The SpaceX Dragon capsule lifted off from Cape Canaveral early on Monday morning.
The unmanned capsule will bring 400kg of supplies to the ISS.
The supplies will include food, clothes and experiments, and is the first of 12 missions that Space X will eventually fly to the space station.
It will return with about twice as much cargo as it left with, mostly scientific research and hardware. Crucially it will be able to return frozen samples, which is a big boon to the scientific community.
Space Exploration Technologies Corp (Space X) has a contract with Nasa that is worth a total of $1.6bn, and is the current replacement for the retired Space Shuttle previously used to restock the ISS.
The company built both the rocket and the resupply capsule for the Commercial Resupply Services mission.

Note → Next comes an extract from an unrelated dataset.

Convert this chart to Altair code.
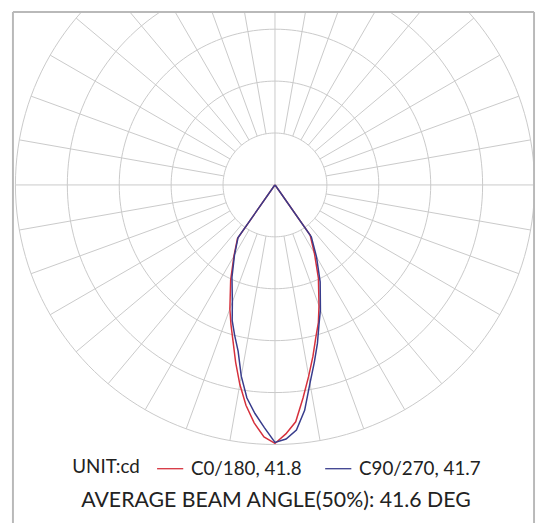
import altair as alt
import pandas as pd

# ---- data (intensity in cd, outer ring = 250) ----
angles = [0, 2.5, 5, 7.5, 10, 12.5, 15, 17.5, 20, 25, 30, 35, 40, 50, 60, 70, 80, 90]
c0   = [249, 240, 229, 207, 187, 169, 152, 139, 124, 99, 76, 59, 1, 0, 0, 0, 0, 0]
c180 = [249, 243, 230, 214, 195, 175, 156, 141, 127, 101, 79, 63, 1, 0, 0, 0, 0, 0]
c90  = [248, 245, 237, 219, 194, 175, 158, 141, 128, 103, 80, 61, 1, 0, 0, 0, 0, 0]
c270 = [248, 234, 221, 207, 187, 164, 150, 137, 120, 98, 78, 62, 1, 0, 0, 0, 0, 0]

rings = [50, 100, 150, 200, 250]
spoke_angles = list(range(0, 360, 10))
series_names = ["C0/180, 41.8", "C90/270, 41.7"]
series_colors = ["#d6303c", "#383c8c"]
unit_label = "UNIT:cd"
footer_text = "AVERAGE BEAM ANGLE(50%): 41.6 DEG"

FONT = "Lato"
GRID = "#c9c9c9"
FRAME = "#b9b9b9"

# ---- tables built from the arrays ----
rows = []
for name, right, left in [(series_names[0], c0, c180), (series_names[1], c90, c270)]:
    for a, v in zip(angles, left):
        rows.append({"series": name, "phi": -a, "r": v})
    for a, v in zip(angles, right):
        rows.append({"series": name, "phi": a, "r": v})
curves = pd.DataFrame(rows)

circ_rows = []
for rr in rings:
    for t in range(0, 362, 2):
        circ_rows.append({"ring": rr, "t": t})
circles = pd.DataFrame(circ_rows)

spokes = pd.DataFrame({
    "a": spoke_angles,
    "r0": [0 if a % 90 == 0 else rings[0] for a in spoke_angles],
    "r1": [rings[-1]] * len(spoke_angles),
})

W, H = 527, 505
PAD_B = 12
PX = 1.05           # pixels per cd unit
CX, CY = 265, 175   # centre inside the plot area
xs = alt.Scale(domain=[-CX / PX, (W - CX) / PX], nice=False, zero=False)
ys = alt.Scale(domain=[-(H - CY) / PX, CY / PX], nice=False, zero=False)
noax = None

circle_layer = alt.Chart(circles).transform_calculate(
    x="datum.ring*sin(datum.t*PI/180)", y="datum.ring*cos(datum.t*PI/180)"
).mark_line(color=GRID, strokeWidth=1, clip=True).encode(
    x=alt.X("x:Q", scale=xs, axis=noax),
    y=alt.Y("y:Q", scale=ys, axis=noax),
    detail="ring:N",
    order="t:Q",
)

spoke_layer = alt.Chart(spokes).transform_calculate(
    x="datum.r0*sin(datum.a*PI/180)", y="datum.r0*cos(datum.a*PI/180)",
    x2="datum.r1*sin(datum.a*PI/180)", y2="datum.r1*cos(datum.a*PI/180)",
).mark_rule(color=GRID, strokeWidth=1, clip=True).encode(
    x=alt.X("x:Q", scale=xs, axis=noax), y=alt.Y("y:Q", scale=ys, axis=noax),
    x2="x2:Q", y2="y2:Q",
)

curve_layer = alt.Chart(curves).transform_calculate(
    x="datum.r*sin(datum.phi*PI/180)", y="-datum.r*cos(datum.phi*PI/180)"
).mark_line(strokeWidth=1.5, clip=True).encode(
    x=alt.X("x:Q", scale=xs, axis=noax),
    y=alt.Y("y:Q", scale=ys, axis=noax),
    order="phi:Q",
    color=alt.Color(
        "series:N",
        scale=alt.Scale(domain=series_names, range=series_colors),
        legend=alt.Legend(
            title=unit_label, orient="none", legendX=60, legendY=448,
            direction="horizontal", titleOrient="left",
            titleFont=FONT, labelFont=FONT, titleFontSize=19, labelFontSize=19,
            titleFontWeight="normal", titleColor="#222", labelColor="#222",
            symbolType="stroke", symbolSize=700, symbolStrokeWidth=1.3,
            labelOffset=7, columnPadding=20, titlePadding=16, labelLimit=300,
        ),
    ),
)

# frame: left, right and top edges (bottom edge lies outside the picture)
frame = pd.DataFrame({"edge": ["left", "right", "top"]})
frame_left = alt.Chart(frame).transform_filter("datum.edge=='left'").mark_rule(
    color=FRAME, strokeWidth=2).encode(x=alt.value(0), y=alt.value(0), y2=alt.value(H + PAD_B))
frame_right = alt.Chart(frame).transform_filter("datum.edge=='right'").mark_rule(
    color=FRAME, strokeWidth=2).encode(x=alt.value(W), y=alt.value(0), y2=alt.value(H + PAD_B))
frame_top = alt.Chart(frame).transform_filter("datum.edge=='top'").mark_rule(
    color=FRAME, strokeWidth=2).encode(x=alt.value(0), x2=alt.value(W), y=alt.value(0))

footer = alt.Chart(pd.DataFrame({"t": [footer_text]})).mark_text(
    font=FONT, fontSize=21.5, color="#222", baseline="middle", align="center"
).encode(x=alt.value(CX + 1), y=alt.value(495), text="t:N")

chart = alt.layer(
    circle_layer, spoke_layer, curve_layer, frame_left, frame_right, frame_top, footer
).properties(
    width=W, height=H,
    padding={"left": 5, "top": 1, "right": 3, "bottom": PAD_B},
    autosize=alt.AutoSizeParams(type="none"),
    background="white",
).configure_view(stroke=None)

chart.save("out.html", embed_options={"renderer": "svg", "actions": False})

Another company - the Orbital Sciences Corporation - has a $1.9bn contract also to deliver cargo to the station, if a test mission scheduled unofficially for next year goes ahead as planned.

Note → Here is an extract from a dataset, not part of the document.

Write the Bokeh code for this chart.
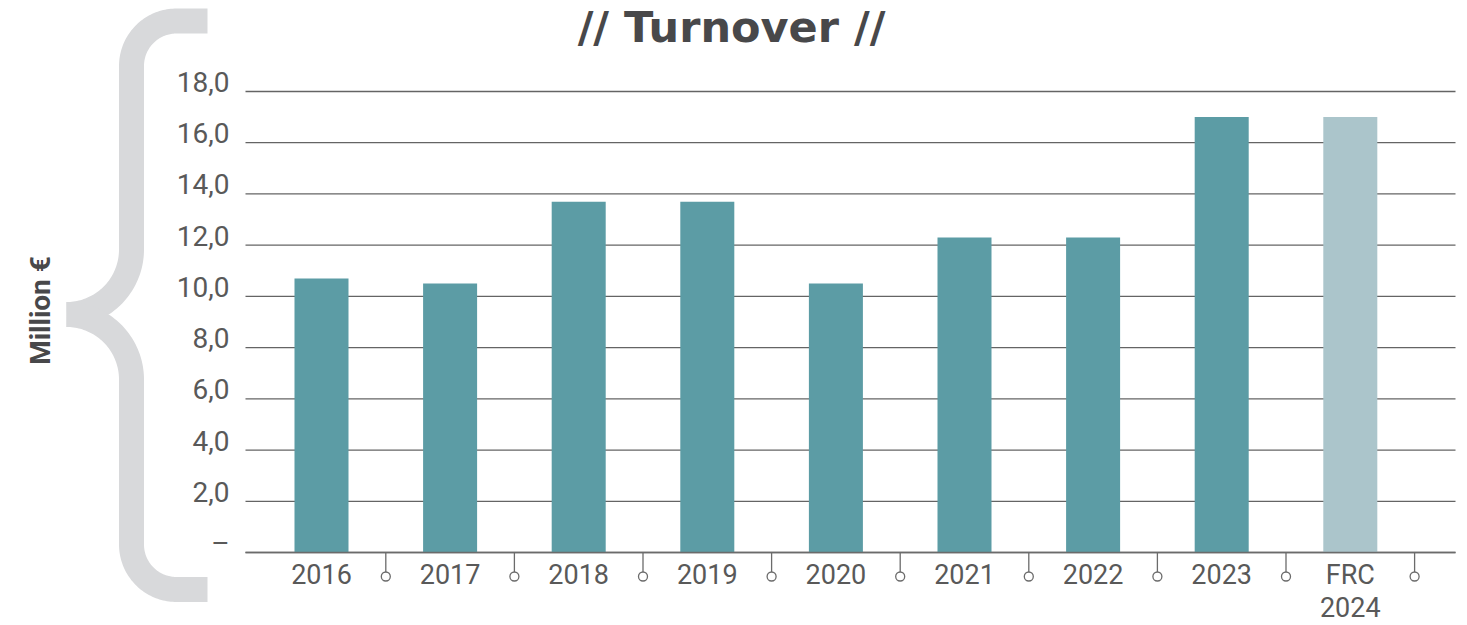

Nasa eventually wants to outsource human transport to space as well, and SpaceX are currently working on systems to do just that.
"Just over one year after the retirement of the space shuttle, we have returned space station cargo resupply missions to US soil and are bringing the jobs associated with this work back to America," NASA administrator Charles Bolden said.
"The SpaceX launch tonight marks the official start of commercial resupply missions by American companies operating out of US spaceports like the one right here in Florida."